Montgomery County took such an approach. Unlike the hundreds of cities and suburbs where the paired construction of segregated housing and segregated schooling went unchallenged, the County crafted and voluntarily adopted an inclusive housing policy. In so doing, it provided low-income families access to lower-poverty schools that, in turn, yielded notably higher levels of educational achievement for poor children. This approach contrasts with a more common policy of designing compensatory programs such as Title I for higher-poverty and racially segregated schools. Rather, Montgomery County’s inclusionary zoning recognizes the connections between housing and educational opportunity and transforms these connections to change the lives of poor children. One result was that, over the course of elementary school, poor children from the district’s lowest-poverty neighborhoods and schools began catching-up with their non-poor, high-performing peers, while similarly disadvantaged children without such access did not.

For further reading and references, see
Erickson, Ansley T. Building Inequality: The Spatial Organization of Schooling in Nashville, Tennessee after Brown.

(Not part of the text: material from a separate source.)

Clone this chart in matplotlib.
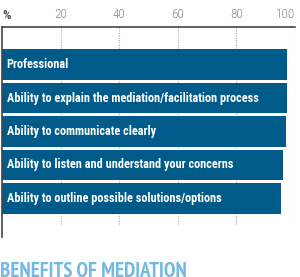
import matplotlib.pyplot as plt

labels = ['Professional',
          'Ability to explain the mediation/facilitation process',
          'Ability to communicate clearly',
          'Ability to listen and understand your concerns',
          'Ability to outline possible solutions/options']
values = [97.3, 97.3, 97.0, 95.9, 95.2]
ticks = [20, 40, 60, 80, 100]

W, H = 300, 277
fig = plt.figure(figsize=(W / 100, H / 100), dpi=100)
ax = fig.add_axes([2 / W, 1 - 237 / H, 293 / W, 210 / H])

narrow = 'Roboto Condensed'
pos = list(range(len(labels)))
ax.barh(pos, values, height=0.9, color='#005b8a', zorder=2)
for p, lab in zip(pos, labels):
    ax.text(1.6, p, lab, color='white', fontweight='bold', family=narrow,
            fontsize=8.8, va='center', ha='left', zorder=3)

for t in ticks:
    ax.axvline(t, ymin=0.062, ymax=1, color='#aaaaaa', lw=0.8,
               linestyle=(0, (1, 1.2)), zorder=1)

ax.set_xlim(0, 100)
ax.set_ylim(len(labels) - 1 + 1.15, -1.12)
ax.xaxis.tick_top()
ax.set_xticks(ticks)
ax.set_xticklabels([str(t) for t in ticks], family=narrow, fontweight='light',
                   fontsize=9.5, color='#8a8a8a')
ax.get_xticklabels()[-1].set_ha('right')
ax.tick_params(axis='x', length=0, pad=4)
ax.set_yticks([])
for s in ['right', 'bottom']:
    ax.spines[s].set_visible(False)
for s in ['top', 'left']:
    ax.spines[s].set_color('#444444')
    ax.spines[s].set_linewidth(1.2)

fig.text(2 / W, 1 - 15.5 / H, '%', family=narrow, fontweight='bold', fontsize=9.5,
         color='#555555', va='center', ha='left')
fig.text(0 / W, 1 - 262 / H, 'BENEFITS OF MEDIATION', family='PT Sans Narrow',
         fontweight='bold', fontsize=15, color='#74b9e4', va='top', ha='left')

fig.savefig('out.png', dpi=100)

Journal of Urban History, forthcoming.
Schwartz, H. Housing Policy is School Policy. Washington DC: The Century Foundation, 2010. http://tcf.org/publications/2010/10/housing-policy-is-school-policy

Correction: A previous version of this essay misstated an aspect of Parents Involved. The version stated that “Parents Involved  [held] that creating racial diversity in K-12 institutions was not a ‘compelling state interest.’” Although the plurality opinion made this argument, a four-justice dissent and Justice Kennedy’s partial concurrence together held that racial diversity remained a compelling state interest.